Start of Material provided
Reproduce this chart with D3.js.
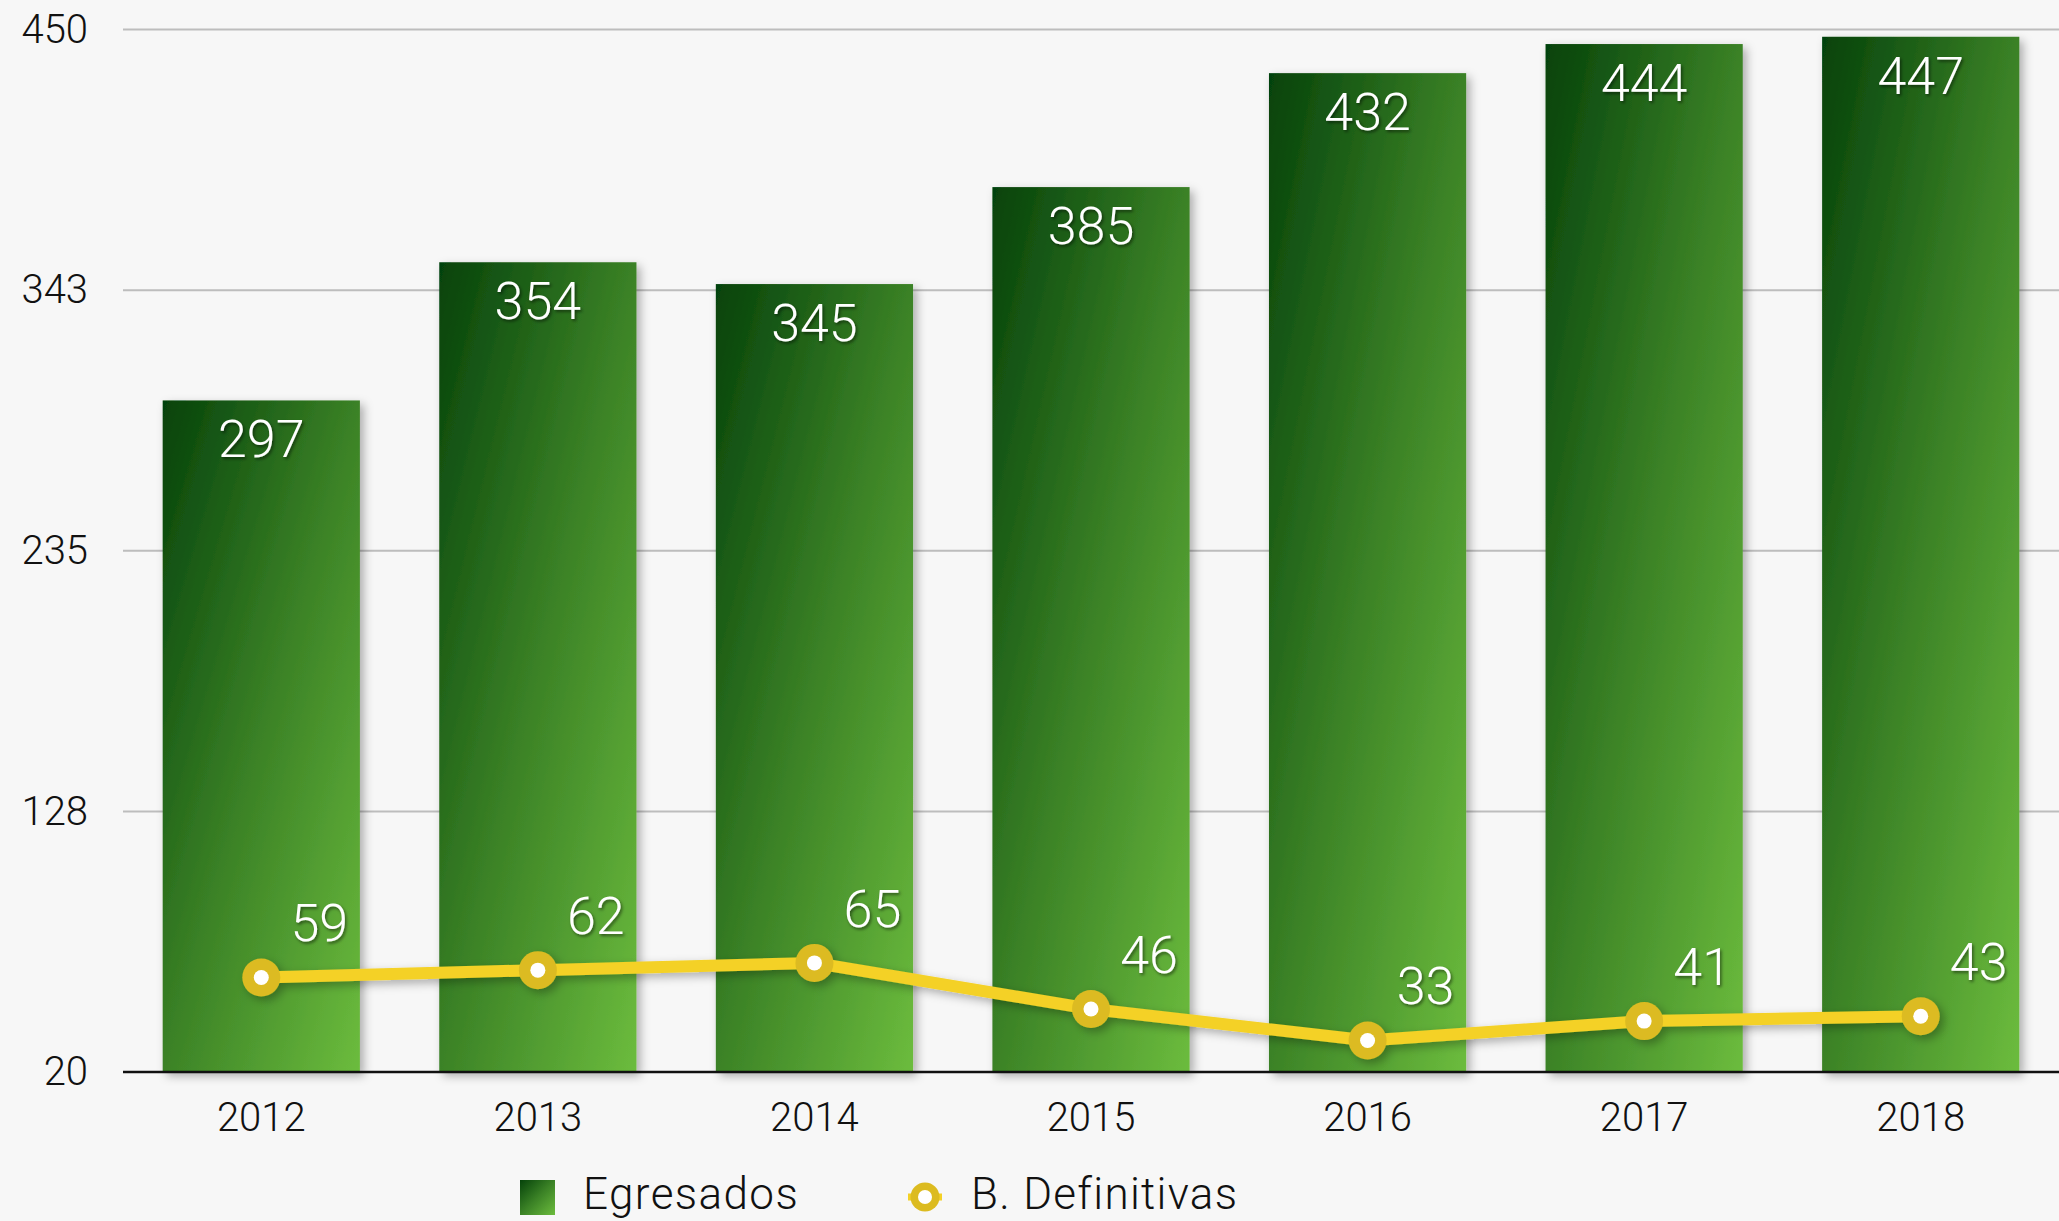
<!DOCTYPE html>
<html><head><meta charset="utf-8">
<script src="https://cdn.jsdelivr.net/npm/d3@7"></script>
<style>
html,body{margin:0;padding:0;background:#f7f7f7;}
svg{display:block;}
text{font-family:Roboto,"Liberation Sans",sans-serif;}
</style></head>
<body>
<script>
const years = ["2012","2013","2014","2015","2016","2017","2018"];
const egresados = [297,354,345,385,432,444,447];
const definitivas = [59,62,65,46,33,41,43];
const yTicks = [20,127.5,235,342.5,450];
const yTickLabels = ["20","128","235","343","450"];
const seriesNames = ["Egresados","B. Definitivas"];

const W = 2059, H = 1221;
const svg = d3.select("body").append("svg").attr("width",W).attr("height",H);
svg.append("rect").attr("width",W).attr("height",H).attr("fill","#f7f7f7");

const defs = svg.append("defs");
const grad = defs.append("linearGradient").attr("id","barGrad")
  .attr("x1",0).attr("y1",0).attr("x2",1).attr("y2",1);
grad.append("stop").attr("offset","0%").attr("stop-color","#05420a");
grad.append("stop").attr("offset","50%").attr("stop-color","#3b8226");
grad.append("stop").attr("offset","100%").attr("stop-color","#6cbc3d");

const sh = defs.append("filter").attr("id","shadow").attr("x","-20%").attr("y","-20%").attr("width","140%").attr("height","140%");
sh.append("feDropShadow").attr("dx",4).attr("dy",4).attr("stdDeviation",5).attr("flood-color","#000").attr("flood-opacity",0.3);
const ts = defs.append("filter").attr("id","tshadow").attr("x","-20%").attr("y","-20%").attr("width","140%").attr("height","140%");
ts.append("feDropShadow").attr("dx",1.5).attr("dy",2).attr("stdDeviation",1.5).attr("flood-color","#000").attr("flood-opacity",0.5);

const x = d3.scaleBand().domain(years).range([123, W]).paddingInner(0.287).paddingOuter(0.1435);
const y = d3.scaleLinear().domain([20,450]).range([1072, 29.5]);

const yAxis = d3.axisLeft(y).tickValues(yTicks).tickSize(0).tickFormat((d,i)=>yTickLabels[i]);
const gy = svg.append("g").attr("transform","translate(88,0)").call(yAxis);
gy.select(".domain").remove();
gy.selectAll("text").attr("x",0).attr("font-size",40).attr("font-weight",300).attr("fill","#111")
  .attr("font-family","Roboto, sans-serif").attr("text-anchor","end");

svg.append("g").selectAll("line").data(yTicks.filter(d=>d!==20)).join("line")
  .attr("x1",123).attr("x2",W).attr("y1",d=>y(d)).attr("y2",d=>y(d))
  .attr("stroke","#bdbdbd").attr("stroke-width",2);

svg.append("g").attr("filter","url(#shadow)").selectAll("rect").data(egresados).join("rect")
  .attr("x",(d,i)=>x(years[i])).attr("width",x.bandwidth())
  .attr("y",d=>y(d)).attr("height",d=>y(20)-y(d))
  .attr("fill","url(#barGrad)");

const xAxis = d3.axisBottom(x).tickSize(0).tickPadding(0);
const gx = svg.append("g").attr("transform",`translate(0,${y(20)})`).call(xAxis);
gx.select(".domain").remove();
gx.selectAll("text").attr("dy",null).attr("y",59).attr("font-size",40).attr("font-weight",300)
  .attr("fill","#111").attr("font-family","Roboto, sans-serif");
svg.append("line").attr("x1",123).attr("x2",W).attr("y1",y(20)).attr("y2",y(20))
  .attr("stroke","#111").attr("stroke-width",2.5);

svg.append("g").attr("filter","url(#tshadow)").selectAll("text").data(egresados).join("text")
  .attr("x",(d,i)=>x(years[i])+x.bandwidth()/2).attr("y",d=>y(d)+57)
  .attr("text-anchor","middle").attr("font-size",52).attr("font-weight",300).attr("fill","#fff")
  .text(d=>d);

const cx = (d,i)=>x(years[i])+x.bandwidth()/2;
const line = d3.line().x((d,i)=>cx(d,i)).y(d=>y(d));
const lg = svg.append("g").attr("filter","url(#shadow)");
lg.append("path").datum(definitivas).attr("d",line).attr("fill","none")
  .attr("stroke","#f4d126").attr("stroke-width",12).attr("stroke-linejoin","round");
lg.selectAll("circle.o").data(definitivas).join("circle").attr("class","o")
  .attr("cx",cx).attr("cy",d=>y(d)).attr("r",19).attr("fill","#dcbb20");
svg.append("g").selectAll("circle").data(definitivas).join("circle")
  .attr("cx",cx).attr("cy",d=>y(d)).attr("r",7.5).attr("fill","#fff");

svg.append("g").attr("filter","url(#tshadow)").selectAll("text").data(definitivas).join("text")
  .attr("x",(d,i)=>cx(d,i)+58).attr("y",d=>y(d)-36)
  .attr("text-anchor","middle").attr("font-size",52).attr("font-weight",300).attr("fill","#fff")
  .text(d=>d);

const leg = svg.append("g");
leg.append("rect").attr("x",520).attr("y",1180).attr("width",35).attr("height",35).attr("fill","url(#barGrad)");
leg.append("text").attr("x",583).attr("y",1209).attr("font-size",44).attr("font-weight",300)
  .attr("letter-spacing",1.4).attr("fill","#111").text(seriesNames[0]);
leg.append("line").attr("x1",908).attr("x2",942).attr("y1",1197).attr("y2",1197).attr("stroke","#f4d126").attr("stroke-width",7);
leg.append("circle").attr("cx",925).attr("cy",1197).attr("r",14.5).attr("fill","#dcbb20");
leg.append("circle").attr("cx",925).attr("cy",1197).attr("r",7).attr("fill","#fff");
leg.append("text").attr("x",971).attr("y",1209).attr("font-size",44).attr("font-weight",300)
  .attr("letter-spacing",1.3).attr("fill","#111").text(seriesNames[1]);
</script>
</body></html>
End of Material provided
● Exercise goal
Return the listing above unchanged, apart from dropping its pictures.

● Output for this exercise
Reproduce this chart with D3.js.
<!DOCTYPE html>
<html><head><meta charset="utf-8">
<script src="https://cdn.jsdelivr.net/npm/d3@7"></script>
<style>
html,body{margin:0;padding:0;background:#f7f7f7;}
svg{display:block;}
text{font-family:Roboto,"Liberation Sans",sans-serif;}
</style></head>
<body>
<script>
const years = ["2012","2013","2014","2015","2016","2017","2018"];
const egresados = [297,354,345,385,432,444,447];
const definitivas = [59,62,65,46,33,41,43];
const yTicks = [20,127.5,235,342.5,450];
const yTickLabels = ["20","128","235","343","450"];
const seriesNames = ["Egresados","B. Definitivas"];

const W = 2059, H = 1221;
const svg = d3.select("body").append("svg").attr("width",W).attr("height",H);
svg.append("rect").attr("width",W).attr("height",H).attr("fill","#f7f7f7");

const defs = svg.append("defs");
const grad = defs.append("linearGradient").attr("id","barGrad")
  .attr("x1",0).attr("y1",0).attr("x2",1).attr("y2",1);
grad.append("stop").attr("offset","0%").attr("stop-color","#05420a");
grad.append("stop").attr("offset","50%").attr("stop-color","#3b8226");
grad.append("stop").attr("offset","100%").attr("stop-color","#6cbc3d");

const sh = defs.append("filter").attr("id","shadow").attr("x","-20%").attr("y","-20%").attr("width","140%").attr("height","140%");
sh.append("feDropShadow").attr("dx",4).attr("dy",4).attr("stdDeviation",5).attr("flood-color","#000").attr("flood-opacity",0.3);
const ts = defs.append("filter").attr("id","tshadow").attr("x","-20%").attr("y","-20%").attr("width","140%").attr("height","140%");
ts.append("feDropShadow").attr("dx",1.5).attr("dy",2).attr("stdDeviation",1.5).attr("flood-color","#000").attr("flood-opacity",0.5);

const x = d3.scaleBand().domain(years).range([123, W]).paddingInner(0.287).paddingOuter(0.1435);
const y = d3.scaleLinear().domain([20,450]).range([1072, 29.5]);

const yAxis = d3.axisLeft(y).tickValues(yTicks).tickSize(0).tickFormat((d,i)=>yTickLabels[i]);
const gy = svg.append("g").attr("transform","translate(88,0)").call(yAxis);
gy.select(".domain").remove();
gy.selectAll("text").attr("x",0).attr("font-size",40).attr("font-weight",300).attr("fill","#111")
  .attr("font-family","Roboto, sans-serif").attr("text-anchor","end");

svg.append("g").selectAll("line").data(yTicks.filter(d=>d!==20)).join("line")
  .attr("x1",123).attr("x2",W).attr("y1",d=>y(d)).attr("y2",d=>y(d))
  .attr("stroke","#bdbdbd").attr("stroke-width",2);

svg.append("g").attr("filter","url(#shadow)").selectAll("rect").data(egresados).join("rect")
  .attr("x",(d,i)=>x(years[i])).attr("width",x.bandwidth())
  .attr("y",d=>y(d)).attr("height",d=>y(20)-y(d))
  .attr("fill","url(#barGrad)");

const xAxis = d3.axisBottom(x).tickSize(0).tickPadding(0);
const gx = svg.append("g").attr("transform",`translate(0,${y(20)})`).call(xAxis);
gx.select(".domain").remove();
gx.selectAll("text").attr("dy",null).attr("y",59).attr("font-size",40).attr("font-weight",300)
  .attr("fill","#111").attr("font-family","Roboto, sans-serif");
svg.append("line").attr("x1",123).attr("x2",W).attr("y1",y(20)).attr("y2",y(20))
  .attr("stroke","#111").attr("stroke-width",2.5);

svg.append("g").attr("filter","url(#tshadow)").selectAll("text").data(egresados).join("text")
  .attr("x",(d,i)=>x(years[i])+x.bandwidth()/2).attr("y",d=>y(d)+57)
  .attr("text-anchor","middle").attr("font-size",52).attr("font-weight",300).attr("fill","#fff")
  .text(d=>d);

const cx = (d,i)=>x(years[i])+x.bandwidth()/2;
const line = d3.line().x((d,i)=>cx(d,i)).y(d=>y(d));
const lg = svg.append("g").attr("filter","url(#shadow)");
lg.append("path").datum(definitivas).attr("d",line).attr("fill","none")
  .attr("stroke","#f4d126").attr("stroke-width",12).attr("stroke-linejoin","round");
lg.selectAll("circle.o").data(definitivas).join("circle").attr("class","o")
  .attr("cx",cx).attr("cy",d=>y(d)).attr("r",19).attr("fill","#dcbb20");
svg.append("g").selectAll("circle").data(definitivas).join("circle")
  .attr("cx",cx).attr("cy",d=>y(d)).attr("r",7.5).attr("fill","#fff");

svg.append("g").attr("filter","url(#tshadow)").selectAll("text").data(definitivas).join("text")
  .attr("x",(d,i)=>cx(d,i)+58).attr("y",d=>y(d)-36)
  .attr("text-anchor","middle").attr("font-size",52).attr("font-weight",300).attr("fill","#fff")
  .text(d=>d);

const leg = svg.append("g");
leg.append("rect").attr("x",520).attr("y",1180).attr("width",35).attr("height",35).attr("fill","url(#barGrad)");
leg.append("text").attr("x",583).attr("y",1209).attr("font-size",44).attr("font-weight",300)
  .attr("letter-spacing",1.4).attr("fill","#111").text(seriesNames[0]);
leg.append("line").attr("x1",908).attr("x2",942).attr("y1",1197).attr("y2",1197).attr("stroke","#f4d126").attr("stroke-width",7);
leg.append("circle").attr("cx",925).attr("cy",1197).attr("r",14.5).attr("fill","#dcbb20");
leg.append("circle").attr("cx",925).attr("cy",1197).attr("r",7).attr("fill","#fff");
leg.append("text").attr("x",971).attr("y",1209).attr("font-size",44).attr("font-weight",300)
  .attr("letter-spacing",1.3).attr("fill","#111").text(seriesNames[1]);
</script>
</body></html>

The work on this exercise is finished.